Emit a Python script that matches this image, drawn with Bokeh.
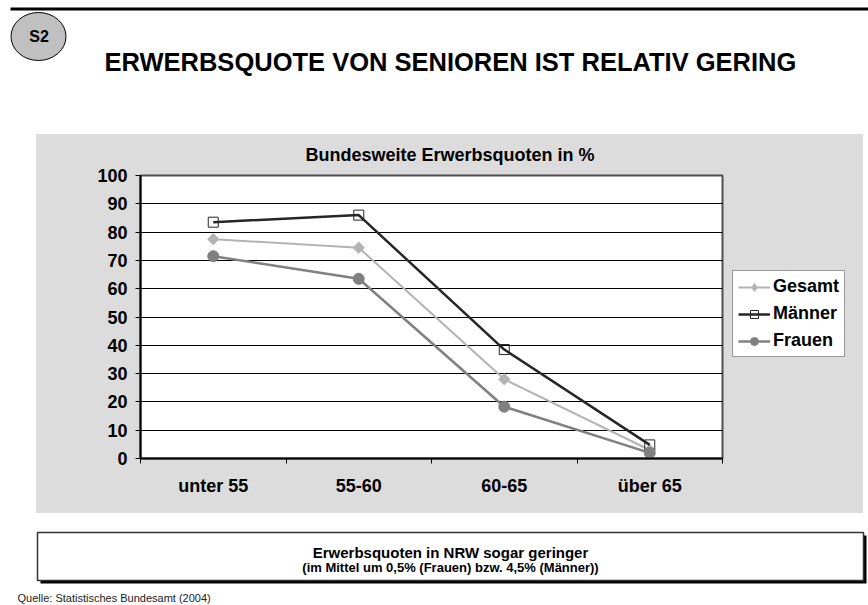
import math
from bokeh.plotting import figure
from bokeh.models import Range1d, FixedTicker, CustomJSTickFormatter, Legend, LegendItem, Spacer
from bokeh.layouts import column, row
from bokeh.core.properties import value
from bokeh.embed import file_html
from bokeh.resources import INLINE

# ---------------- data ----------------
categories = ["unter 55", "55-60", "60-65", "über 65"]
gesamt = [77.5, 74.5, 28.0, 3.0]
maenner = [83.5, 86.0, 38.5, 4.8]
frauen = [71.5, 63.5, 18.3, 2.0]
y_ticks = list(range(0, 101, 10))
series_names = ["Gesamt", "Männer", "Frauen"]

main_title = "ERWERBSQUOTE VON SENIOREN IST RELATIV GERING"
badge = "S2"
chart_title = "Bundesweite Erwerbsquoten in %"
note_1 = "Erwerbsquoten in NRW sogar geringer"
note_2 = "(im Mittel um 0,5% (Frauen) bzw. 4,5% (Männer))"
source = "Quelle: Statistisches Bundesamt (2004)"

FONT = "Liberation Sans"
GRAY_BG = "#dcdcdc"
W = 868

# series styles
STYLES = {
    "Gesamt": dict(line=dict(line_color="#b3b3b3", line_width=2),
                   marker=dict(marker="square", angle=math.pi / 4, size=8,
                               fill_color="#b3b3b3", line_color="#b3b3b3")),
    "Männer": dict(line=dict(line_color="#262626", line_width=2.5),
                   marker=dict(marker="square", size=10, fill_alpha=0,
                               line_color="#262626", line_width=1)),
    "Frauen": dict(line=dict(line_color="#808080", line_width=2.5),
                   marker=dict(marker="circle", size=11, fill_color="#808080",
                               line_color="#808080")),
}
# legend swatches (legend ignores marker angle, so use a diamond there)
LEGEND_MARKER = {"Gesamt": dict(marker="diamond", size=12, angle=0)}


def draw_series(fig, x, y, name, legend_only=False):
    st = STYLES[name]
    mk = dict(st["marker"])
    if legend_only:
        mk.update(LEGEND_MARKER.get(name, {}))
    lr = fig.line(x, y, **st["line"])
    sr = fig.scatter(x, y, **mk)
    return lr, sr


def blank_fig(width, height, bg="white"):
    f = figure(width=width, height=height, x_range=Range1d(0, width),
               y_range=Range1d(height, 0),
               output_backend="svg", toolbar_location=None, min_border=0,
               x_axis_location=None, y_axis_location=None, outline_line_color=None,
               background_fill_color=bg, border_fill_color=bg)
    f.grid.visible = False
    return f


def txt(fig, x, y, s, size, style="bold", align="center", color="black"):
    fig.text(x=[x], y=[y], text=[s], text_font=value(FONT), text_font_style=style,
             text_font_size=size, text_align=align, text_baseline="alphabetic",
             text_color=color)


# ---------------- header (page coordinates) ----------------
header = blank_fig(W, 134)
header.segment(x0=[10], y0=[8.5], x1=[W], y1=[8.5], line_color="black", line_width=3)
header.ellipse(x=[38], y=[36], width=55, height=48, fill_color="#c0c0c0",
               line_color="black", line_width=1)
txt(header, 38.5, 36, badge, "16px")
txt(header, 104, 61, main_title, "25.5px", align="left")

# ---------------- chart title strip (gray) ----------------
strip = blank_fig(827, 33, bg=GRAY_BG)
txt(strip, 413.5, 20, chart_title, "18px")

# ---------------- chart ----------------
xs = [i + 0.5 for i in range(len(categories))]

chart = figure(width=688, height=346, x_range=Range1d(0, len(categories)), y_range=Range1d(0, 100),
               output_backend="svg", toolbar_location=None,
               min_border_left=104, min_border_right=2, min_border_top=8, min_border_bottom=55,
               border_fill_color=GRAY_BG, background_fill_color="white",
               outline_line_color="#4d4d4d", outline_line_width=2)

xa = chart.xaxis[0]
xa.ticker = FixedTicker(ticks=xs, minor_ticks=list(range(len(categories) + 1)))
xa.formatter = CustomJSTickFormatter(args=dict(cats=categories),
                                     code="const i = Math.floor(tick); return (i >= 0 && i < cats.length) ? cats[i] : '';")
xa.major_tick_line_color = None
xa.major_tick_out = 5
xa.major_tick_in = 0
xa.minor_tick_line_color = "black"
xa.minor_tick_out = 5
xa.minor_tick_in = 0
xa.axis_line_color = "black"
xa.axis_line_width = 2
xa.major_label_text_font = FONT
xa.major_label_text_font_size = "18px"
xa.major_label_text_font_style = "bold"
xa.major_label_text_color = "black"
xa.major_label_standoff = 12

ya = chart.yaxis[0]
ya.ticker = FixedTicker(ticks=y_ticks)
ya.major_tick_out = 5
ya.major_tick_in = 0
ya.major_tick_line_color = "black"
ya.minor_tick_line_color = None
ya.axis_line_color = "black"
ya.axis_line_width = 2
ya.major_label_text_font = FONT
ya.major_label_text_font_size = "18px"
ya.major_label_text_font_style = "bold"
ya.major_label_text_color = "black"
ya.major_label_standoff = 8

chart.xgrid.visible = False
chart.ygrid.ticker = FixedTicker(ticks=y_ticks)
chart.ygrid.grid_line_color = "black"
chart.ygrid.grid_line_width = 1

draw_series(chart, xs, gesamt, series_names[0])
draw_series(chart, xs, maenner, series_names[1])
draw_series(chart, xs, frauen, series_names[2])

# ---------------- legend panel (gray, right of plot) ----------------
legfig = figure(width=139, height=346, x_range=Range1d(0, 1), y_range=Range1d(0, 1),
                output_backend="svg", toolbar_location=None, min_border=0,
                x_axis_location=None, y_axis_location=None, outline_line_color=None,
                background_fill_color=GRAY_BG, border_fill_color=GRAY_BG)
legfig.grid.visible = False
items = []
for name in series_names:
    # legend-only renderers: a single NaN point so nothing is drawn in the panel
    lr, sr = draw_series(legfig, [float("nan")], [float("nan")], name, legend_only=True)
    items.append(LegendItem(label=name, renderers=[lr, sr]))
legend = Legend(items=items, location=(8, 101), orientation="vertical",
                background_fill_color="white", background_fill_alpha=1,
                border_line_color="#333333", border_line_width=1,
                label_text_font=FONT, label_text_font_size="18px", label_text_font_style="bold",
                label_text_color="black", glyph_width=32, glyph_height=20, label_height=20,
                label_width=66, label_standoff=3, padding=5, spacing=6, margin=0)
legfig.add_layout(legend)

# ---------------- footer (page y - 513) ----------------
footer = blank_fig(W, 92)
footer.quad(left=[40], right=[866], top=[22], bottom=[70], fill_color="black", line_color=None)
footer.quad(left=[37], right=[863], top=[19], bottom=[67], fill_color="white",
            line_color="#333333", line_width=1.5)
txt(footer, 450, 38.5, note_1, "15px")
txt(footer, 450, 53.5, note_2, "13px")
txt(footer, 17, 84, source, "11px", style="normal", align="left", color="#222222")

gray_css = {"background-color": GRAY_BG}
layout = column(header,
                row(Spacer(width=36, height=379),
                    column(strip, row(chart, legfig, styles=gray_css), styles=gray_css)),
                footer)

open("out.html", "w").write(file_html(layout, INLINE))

------------------------------------------------------------

What you should do ::
Go through the material above and copy each line that has the word "drawn".

Response ::
Emit a Python script that matches this image, drawn with Bokeh.
    # legend-only renderers: a single NaN point so nothing is drawn in the panel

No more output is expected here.